Now, I regularly stop in at Safeway (decidedly NOT the cheapest grocery store!), I buy my berries at Sam’s Club even though they might be cheaper elsewhere, I don’t make everything from scratch, I don’t spend a lot of time tracking prices, and so on.
My current main food goals:
- eat nutritious food
- eat at home the vast majority of the time
- avoid food waste
If I spend $110/week for Zoe and me, that’s about $8/day/person, and considering that includes cleaning products/toiletries plus food, I feel pretty good about that.
Could I get it lower?
Yes.
Do I have the mental space, time, and motivation to do that right now?
Nope. 😉
Good enough is good enough.
cherie
Thursday 7th of March 2024
I agree about the food budget - prices up and teens [and young adults] definitely don't eat all their meals at home!
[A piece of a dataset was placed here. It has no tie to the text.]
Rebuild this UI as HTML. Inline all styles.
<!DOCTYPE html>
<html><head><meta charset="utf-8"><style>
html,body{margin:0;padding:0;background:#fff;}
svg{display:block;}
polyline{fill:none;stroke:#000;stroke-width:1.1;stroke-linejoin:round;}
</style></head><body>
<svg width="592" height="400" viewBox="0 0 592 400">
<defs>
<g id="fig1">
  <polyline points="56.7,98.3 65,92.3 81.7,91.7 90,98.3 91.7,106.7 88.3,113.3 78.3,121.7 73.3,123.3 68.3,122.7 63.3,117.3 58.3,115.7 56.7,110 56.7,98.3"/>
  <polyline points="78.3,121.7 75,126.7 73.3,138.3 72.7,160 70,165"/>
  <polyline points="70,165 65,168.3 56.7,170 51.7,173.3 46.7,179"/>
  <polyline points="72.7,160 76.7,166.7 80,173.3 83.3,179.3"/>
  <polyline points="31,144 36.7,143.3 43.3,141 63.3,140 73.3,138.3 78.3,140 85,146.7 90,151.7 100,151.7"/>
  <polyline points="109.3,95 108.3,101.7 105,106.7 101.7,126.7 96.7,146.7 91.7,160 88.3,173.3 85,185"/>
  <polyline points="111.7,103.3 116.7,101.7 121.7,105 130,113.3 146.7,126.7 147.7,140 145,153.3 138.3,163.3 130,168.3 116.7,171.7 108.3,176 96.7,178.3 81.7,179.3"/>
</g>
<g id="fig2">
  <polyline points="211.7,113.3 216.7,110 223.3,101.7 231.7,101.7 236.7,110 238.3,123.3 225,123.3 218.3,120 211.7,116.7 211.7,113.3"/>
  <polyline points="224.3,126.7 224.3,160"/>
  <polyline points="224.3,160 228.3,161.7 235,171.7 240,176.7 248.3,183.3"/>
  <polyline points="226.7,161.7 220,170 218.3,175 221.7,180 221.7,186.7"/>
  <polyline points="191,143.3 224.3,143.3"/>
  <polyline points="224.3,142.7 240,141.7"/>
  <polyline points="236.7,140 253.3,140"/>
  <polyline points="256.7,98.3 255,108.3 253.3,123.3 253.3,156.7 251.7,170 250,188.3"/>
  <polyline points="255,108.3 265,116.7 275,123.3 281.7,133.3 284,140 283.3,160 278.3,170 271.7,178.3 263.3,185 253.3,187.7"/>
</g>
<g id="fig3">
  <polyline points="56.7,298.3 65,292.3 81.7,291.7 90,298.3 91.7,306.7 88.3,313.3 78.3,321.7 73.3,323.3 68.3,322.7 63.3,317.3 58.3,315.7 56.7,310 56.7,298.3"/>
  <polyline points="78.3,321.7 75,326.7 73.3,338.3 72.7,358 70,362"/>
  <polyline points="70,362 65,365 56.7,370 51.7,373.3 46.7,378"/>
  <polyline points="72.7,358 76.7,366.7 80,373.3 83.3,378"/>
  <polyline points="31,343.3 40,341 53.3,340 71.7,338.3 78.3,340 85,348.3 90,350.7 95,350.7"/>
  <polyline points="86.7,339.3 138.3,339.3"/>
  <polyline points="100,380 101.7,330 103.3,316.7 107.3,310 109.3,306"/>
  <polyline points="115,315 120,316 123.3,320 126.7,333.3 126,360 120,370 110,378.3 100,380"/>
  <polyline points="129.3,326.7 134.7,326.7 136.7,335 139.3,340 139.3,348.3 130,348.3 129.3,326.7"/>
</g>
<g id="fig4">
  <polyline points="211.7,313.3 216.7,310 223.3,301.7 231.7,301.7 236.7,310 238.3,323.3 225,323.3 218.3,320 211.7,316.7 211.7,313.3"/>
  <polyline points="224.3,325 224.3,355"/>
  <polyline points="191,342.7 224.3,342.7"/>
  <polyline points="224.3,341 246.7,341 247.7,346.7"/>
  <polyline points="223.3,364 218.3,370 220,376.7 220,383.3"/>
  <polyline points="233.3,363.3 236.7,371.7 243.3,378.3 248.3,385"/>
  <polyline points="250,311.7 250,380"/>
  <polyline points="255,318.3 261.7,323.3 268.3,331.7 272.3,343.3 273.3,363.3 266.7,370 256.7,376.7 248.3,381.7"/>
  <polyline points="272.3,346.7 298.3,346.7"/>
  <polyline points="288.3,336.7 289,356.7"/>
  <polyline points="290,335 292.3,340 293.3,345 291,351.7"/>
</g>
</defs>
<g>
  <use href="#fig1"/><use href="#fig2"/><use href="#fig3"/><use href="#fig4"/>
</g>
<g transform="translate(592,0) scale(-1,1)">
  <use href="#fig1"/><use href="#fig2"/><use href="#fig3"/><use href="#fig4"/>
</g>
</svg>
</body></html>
Thanks for the peek into nursing school life
Grace
Wednesday 6th of March 2024
Thank you for answering that food budget question. Your current priorities align with mine, and itโs encouraging to see them reflected in your blog, which I respect.
And now I know I need to keep a rag bag!
Selena
Wednesday 6th of March 2024
You do what works for you - over the years we've hired out work that we could do but our time was better spent on other things (which may or may not have been earning more money than hiring out cost us). And a big ick on the manikin that gives birth. Almost 45 years later I still think the woman who allowed herself to be filmed while giving birth needed a some serious psych help and meds (biology class). Sorry, I've been pregnant and given birth more than once. Is not and never will be in the best part of my life category. I agree - eating nutritious is the goal. Some "junk" food every now and then is okay. We all have our guilty pleasures.
Selena
Thursday 7th of March 2024
@WilliamB, lol.. if he sped it up enough I might have not been so appalled. These days, he'd likely be fired depending on the state in which he taught.
WilliamB
Wednesday 6th of March 2024
@Selena, My 9th grade bio teacher showed us a Cold War fallout shelter version of childbirth. He had it as film on reels and was a very funny man. Which is why he showed it backwards after, and also why he all thought he was amazing.
Martha C
Wednesday 6th of March 2024
My daughter is an actress and she has made good side money being a simulation patient! She did a lot of gigs in the sim lab. But once she had to be incognito in the ER to pose as a person with suicidal thoughts who was presenting with a different illness. No one knew except the ER director. The ER was judged on how quickly they figured out she was suicidal.
Fru-gal Lisa
Wednesday 6th of March 2024
Love the phrases "the great unpleasantness" and "good enough is good enough." I may adopt the latter as my mantra, and while I have not gone through a divorce, there are several events in my life that I can euphemistically term a great unpleasantness. (Here's looking at you, Roommate from Hell....and incompetent boss....and....)
Liz B.
Wednesday 6th of March 2024
@Fru-gal Lisa, Based on the stories you've told about the Roommate from Hell, I'd say that definitely fits as a Great Unpleasantness.